When day came, the assembly of the elders of the people gathered together, both chief priests and scribes. And they led him away to their council, and they said, “If you are the Christ, tell us.” But he said to them, “If I tell you, you will not believe, and if I ask you, you will not answer. But from now on the Son of Man shall be seated at the right hand of the power of God.” So they all said, “Are you the Son of God, then?” And he said to them, “You say that I am.” Then they said, “What further testimony do we need? We have heard it ourselves from his own lips.”

Luke 22:66-71


Jesus Is Denied by Peter

Now Peter was sitting outside in the courtyard. And a servant girl came up to him and said, “You also were with Jesus the Galilean.” But he denied it before them all, saying, “I do not know what you mean.” And when he went out to the entrance, another servant girl saw him, and she said to the bystanders, “This man was with Jesus of Nazareth.” And again he denied it with an oath: “I do not know the man.” After a little while the bystanders came up and said to Peter, “Certainly you too are one of them, for your accent betrays you.” Then he began to invoke a curse on himself and to swear, “I do not know the man.” And immediately the rooster crowed. And Peter remembered the saying of Jesus, “Before the rooster crows, you will deny me three times.” And he went out and wept bitterly.

Matthew 26:69-75


Jesus Is Judged by Pilate

And as soon as it was morning, the chief priests held a consultation with the elders and scribes and the whole council.
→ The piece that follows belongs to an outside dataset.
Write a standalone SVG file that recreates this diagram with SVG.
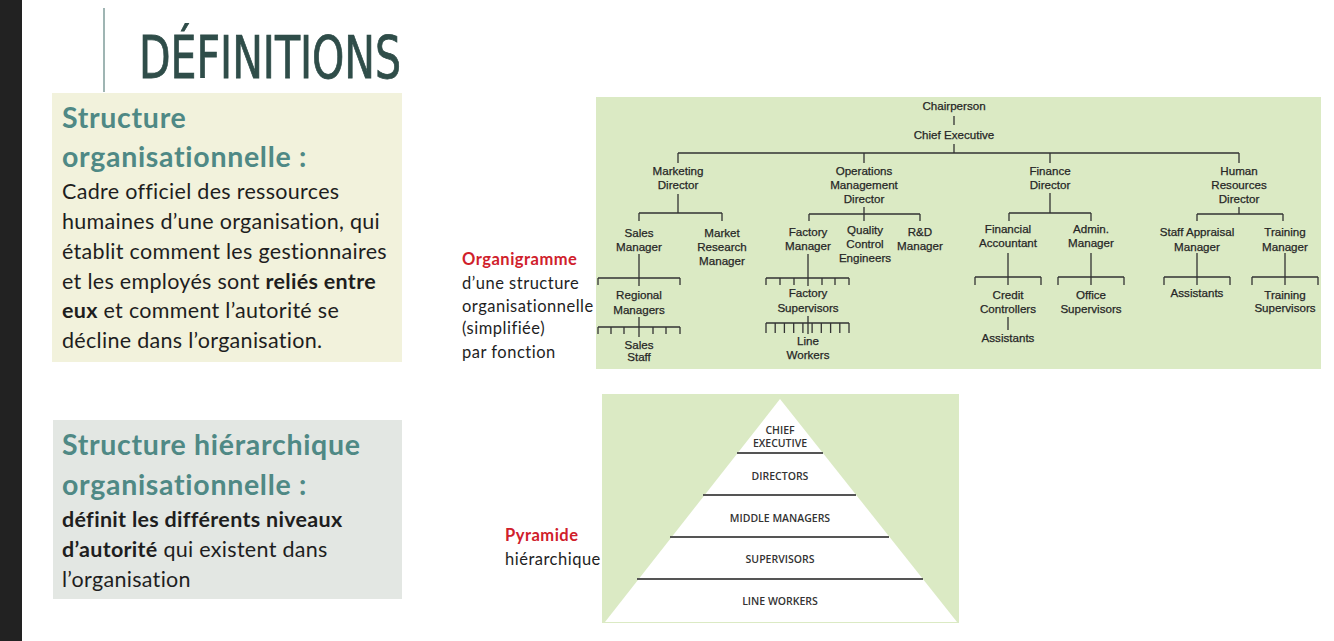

And they bound Jesus and led him away and delivered him over to Pilate. And Pilate asked him, “Are you the King of the Jews?” And he answered him, “You have said so.” And the chief priests accused him of many things. And Pilate again asked him, “Have you no answer to make? See how many charges they bring against you.” But Jesus made no further answer, so that Pilate was amazed.

 So Pilate, wishing to satisfy the crowd, released for them Barabbas, and having scourged Jesus, he delivered him to be crucified.

Mark 15:1-5, 15


Jesus Is Scourged and Crowned with Thorns

Then Pilate took Jesus and flogged him. And the soldiers twisted together a crown of thorns and put it on his head and arrayed him in a purple robe. They came up to him, saying, “Hail, King of the Jews!” and struck him with their hands.

John 19: 1-3


Jesus Bears the Cross

When the chief priests and the officers saw him, they cried out, “Crucify him, crucify him!” Pilate said to them, “Take him yourselves and crucify him, for I find no guilt in him.”

They cried out, “Away with him, away with him, crucify him!” Pilate said to them, “Shall I crucify your King?” The chief priests answered, “We have no king but Caesar.” So he delivered him over to them to be crucified. So they took Jesus, and he went out, bearing his own cross, to the place called The Place of a Skull, which in Aramaic is called Golgotha.

John 19: 6, 15-17


Jesus Is Helped by Simon the Cyrenian to Carry the Cross

And they compelled a passerby, Simon of Cyrene, who was coming in from the country, the father of Alexander and Rufus, to carry his cross.

Mark 15:21


Jesus Meets the Women of Jerusalem

And there followed him a great multitude of the people and of women who were mourning and lamenting for him. But turning to them Jesus said, “Daughters of Jerusalem, do not weep for me, but weep for yourselves and for your children. For behold, the days are coming when they will say, ‘Blessed are the barren and the wombs that never bore and the breasts that never nursed!’ Then they will begin to say to the mountains, ‘Fall on us,’ and to the hills, ‘Cover us.’ For if they do these things when the wood is green, what will happen when it is dry?”

Luke 23:27-31


Jesus Is Crucified

 And when they came to the place that is called The Skull, there they crucified him, and the criminals, one on his right and one on his left. And Jesus said, “Father, forgive them, for they know not what they do.” 

Luke 23:33-34


Jesus Promises His Kingdom to the Good Thief

One of the criminals who were hanged railed at him, saying, “Are you not the Christ? Save yourself and us!” But the other rebuked him, saying, “Do you not fear God, since you are under the same sentence of condemnation? And we indeed justly, for we are receiving the due reward of our deeds; but this man has done nothing wrong.” And he said, “Jesus, remember me when you come into your kingdom.” And he said to him, “Truly, I say to you, today you will be with me in Paradise.”

Luke 23:39-43


Jesus Speaks to His Mother and the Disciple

Standing by the cross of Jesus were his mother and his mother’s sister, Mary the wife of Clopas, and Mary Magdalene. When Jesus saw his mother and the disciple whom he loved standing nearby, he said to his mother, “Woman, behold, your son!” Then he said to the disciple, “Behold, your mother!” And from that hour the disciple took her to his own home.

John 19:25-27


Jesus Dies on the Cross

It was now about the sixth hour, and there was darkness over the whole land until the ninth hour, while the sun’s light failed. And the curtain of the temple was torn in two. Then Jesus, calling out with a loud voice, said, “Father, into your hands I commit my spirit!” And having said this he breathed his last.

Luke 23:44-46


Jesus Is Placed in the Tomb

When it was evening, there came a rich man from Arimathea, named Joseph, who also was a disciple of Jesus. He went to Pilate and asked for the body of Jesus. Then Pilate ordered it to be given to him. And Joseph took the body and wrapped it in a clean linen shroud and laid it in his own new tomb, which he had cut in the rock. And he rolled a great stone to the entrance of the tomb and went away.